Raymath expects to continue its growth-through-automation strategy, likely beginning with grinding—a dirty, dusty job that is perfect for robotics—as well as press brake tending.
And if business needs change, UR cobots can be easily redeployed into other applications, from material handling to screw driving or any other manufacturing process. When customers ask how difficult that is, THG’s Hendey tells them, “Well, it’s a couple settings and re-bolting the equipment to the tables, and they can be off and running again within a day or so.”

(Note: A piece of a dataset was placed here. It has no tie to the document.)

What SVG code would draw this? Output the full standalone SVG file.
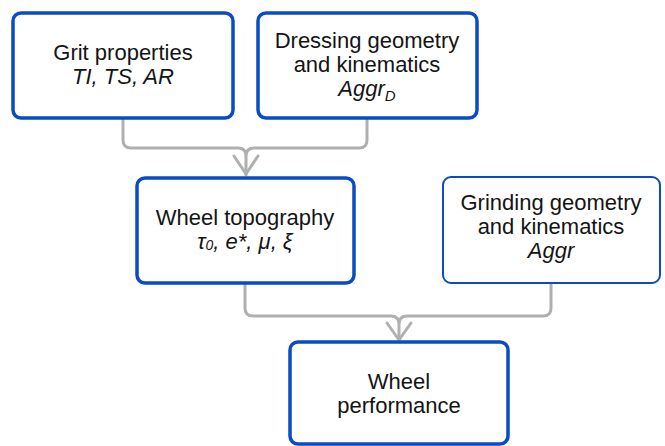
<svg xmlns="http://www.w3.org/2000/svg" width="665" height="446" viewBox="0 0 665 446">
  <defs>
    <style>
      .box { fill: #ffffff; stroke: #0a4cc2; stroke-width: 3.5; }
      .thin { stroke-width: 2; }
      .lbl { font-family: "Liberation Sans", Arial, sans-serif; font-size: 22px; fill: #141414; text-anchor: middle; }
      .it { font-style: italic; }
      .conn { fill: none; stroke: #b0b0b0; stroke-width: 3; stroke-linejoin: round; stroke-linecap: round; }
    </style>
  </defs>
  <rect width="665" height="446" fill="#ffffff"/>

  <g id="connectors">
    <path class="conn" d="M123,120 V140 Q123,148 131,148 H238 Q246,148 246,156 V175 M246,156 Q246,148 254,148 H359 Q367,148 367,140 V120"/>
    <path class="conn" d="M234,156 L246,174 L258,156"/>
    <path class="conn" d="M245,285 V308 Q245,316 253,316 H391 Q399,316 399,324 V339 M399,324 Q399,316 407,316 H543 Q551,316 551,308 V285"/>
    <path class="conn" d="M387,323 L399,340 L411,323"/>
  </g>

  <g id="grit">
    <rect class="box" x="13" y="13" width="220" height="105" rx="8"/>
    <text class="lbl" x="123" y="60">Grit properties</text>
    <text class="lbl it" x="123" y="84">TI, TS, AR</text>
  </g>

  <g id="dressing">
    <rect class="box" x="258" y="13" width="219" height="105" rx="8"/>
    <text class="lbl" x="367" y="48">Dressing geometry</text>
    <text class="lbl" x="367" y="72">and kinematics</text>
    <text class="lbl it" x="367" y="96">Aggr<tspan font-size="15" dy="5">D</tspan></text>
  </g>

  <g id="topography">
    <rect class="box" x="137" y="178" width="217" height="105" rx="8"/>
    <text class="lbl" x="245" y="225">Wheel topography</text>
    <text class="lbl it" x="245" y="249">τ<tspan font-size="14" dy="1">0</tspan><tspan dy="-1">, e*, μ, ξ</tspan></text>
  </g>

  <g id="grinding">
    <rect class="box thin" x="443" y="177" width="217" height="106" rx="8"/>
    <text class="lbl" x="551" y="210">Grinding geometry</text>
    <text class="lbl" x="551" y="234">and kinematics</text>
    <text class="lbl it" x="551" y="258">Aggr</text>
  </g>

  <g id="performance">
    <rect class="box" x="290" y="342" width="218" height="102" rx="8"/>
    <text class="lbl" x="399" y="389">Wheel</text>
    <text class="lbl" x="399" y="413">performance</text>
  </g>
</svg>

Cobot-based systems deliver ROI and workforce advantages
In terms of ROI, LeFevre says, “Any time you’re investing in a new technology, you’re going in with the belief that it’s the right investment, that the ROI is going to be right. With these units, there’s no doubt that we’re getting about a one-year ROI at this point in time.” But while immediate ROI is easy to measure from a labor-saving standpoint, he emphasizes the ongoing return from additional opportunities and growth that technology has provided.
And as the company grows, LeFevre expects to continue to grow Raymath’s workforce who will be employed in more interesting, valuable jobs. “We are hoping to use the robots to attract talent,” he says. “We want to be known as a technology company that happens to do metal parts. Because then we can attract the talent to allow us to take us the next step.”

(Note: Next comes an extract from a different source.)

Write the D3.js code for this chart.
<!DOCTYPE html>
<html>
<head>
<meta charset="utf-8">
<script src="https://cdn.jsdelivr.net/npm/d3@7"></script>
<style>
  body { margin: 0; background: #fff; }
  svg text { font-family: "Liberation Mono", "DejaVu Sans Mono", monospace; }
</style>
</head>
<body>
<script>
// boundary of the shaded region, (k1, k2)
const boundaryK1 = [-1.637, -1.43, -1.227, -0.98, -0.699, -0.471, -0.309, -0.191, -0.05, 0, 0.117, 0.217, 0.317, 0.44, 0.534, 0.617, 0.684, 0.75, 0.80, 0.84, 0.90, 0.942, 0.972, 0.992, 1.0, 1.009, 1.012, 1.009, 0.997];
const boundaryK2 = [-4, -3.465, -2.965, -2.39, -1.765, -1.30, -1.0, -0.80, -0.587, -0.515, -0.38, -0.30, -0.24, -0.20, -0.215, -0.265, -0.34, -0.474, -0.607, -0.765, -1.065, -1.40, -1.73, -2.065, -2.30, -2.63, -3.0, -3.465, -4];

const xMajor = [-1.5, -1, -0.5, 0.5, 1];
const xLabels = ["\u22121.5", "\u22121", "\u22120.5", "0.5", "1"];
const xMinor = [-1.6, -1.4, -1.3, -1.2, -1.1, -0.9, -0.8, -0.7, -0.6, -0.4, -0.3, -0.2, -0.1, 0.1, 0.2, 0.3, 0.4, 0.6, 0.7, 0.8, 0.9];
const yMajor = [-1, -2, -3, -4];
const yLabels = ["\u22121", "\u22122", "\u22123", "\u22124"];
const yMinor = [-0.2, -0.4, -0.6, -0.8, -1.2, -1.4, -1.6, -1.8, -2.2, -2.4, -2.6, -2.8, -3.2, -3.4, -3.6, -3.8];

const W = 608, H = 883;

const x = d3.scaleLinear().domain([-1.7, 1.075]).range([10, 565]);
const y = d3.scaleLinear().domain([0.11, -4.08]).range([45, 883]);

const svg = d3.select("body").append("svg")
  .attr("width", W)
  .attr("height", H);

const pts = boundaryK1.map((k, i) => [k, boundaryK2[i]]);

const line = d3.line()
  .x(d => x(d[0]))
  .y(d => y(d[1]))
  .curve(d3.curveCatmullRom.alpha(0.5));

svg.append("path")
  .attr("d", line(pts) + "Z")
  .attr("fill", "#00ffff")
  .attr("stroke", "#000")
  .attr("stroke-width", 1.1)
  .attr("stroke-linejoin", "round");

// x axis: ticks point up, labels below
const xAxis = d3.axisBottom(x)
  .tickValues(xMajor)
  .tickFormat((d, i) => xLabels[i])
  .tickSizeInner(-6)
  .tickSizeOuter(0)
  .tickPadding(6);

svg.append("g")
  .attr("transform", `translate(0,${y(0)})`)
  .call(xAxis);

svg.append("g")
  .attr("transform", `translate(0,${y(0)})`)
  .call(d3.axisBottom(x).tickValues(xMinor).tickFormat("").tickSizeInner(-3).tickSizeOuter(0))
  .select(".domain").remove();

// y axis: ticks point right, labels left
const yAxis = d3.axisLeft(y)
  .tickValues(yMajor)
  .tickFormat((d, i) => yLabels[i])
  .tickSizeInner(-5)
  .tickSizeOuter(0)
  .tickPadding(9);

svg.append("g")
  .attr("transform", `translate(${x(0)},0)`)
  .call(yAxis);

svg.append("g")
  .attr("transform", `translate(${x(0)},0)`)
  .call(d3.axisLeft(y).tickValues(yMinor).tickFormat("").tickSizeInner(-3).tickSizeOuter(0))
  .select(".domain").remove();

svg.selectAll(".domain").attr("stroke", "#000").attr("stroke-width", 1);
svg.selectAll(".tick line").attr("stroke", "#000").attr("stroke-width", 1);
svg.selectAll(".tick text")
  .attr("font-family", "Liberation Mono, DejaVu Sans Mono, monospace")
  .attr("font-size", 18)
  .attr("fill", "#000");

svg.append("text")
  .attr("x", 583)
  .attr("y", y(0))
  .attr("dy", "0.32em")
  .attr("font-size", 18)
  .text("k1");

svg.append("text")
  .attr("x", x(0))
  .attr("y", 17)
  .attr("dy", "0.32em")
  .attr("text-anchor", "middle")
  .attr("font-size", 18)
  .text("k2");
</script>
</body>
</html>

LeFevre is adamant about the role of robots and jobs. “People believe robots take away jobs. I will always say robots add jobs. The more you can do for your customer, the more jobs you’re going to end up having. For every robot that I’ve put in, I’ve probably added four people,” he says adding that he sees manufacturing as the basis for many countries’ economies. “And it’s going to take things like collaborative robots to allow not only the United States—but a lot of industrialized countries—to stay strong in manufacturing. UR has been the leader in collaborative, and they’re a good partner to try to make that happen.”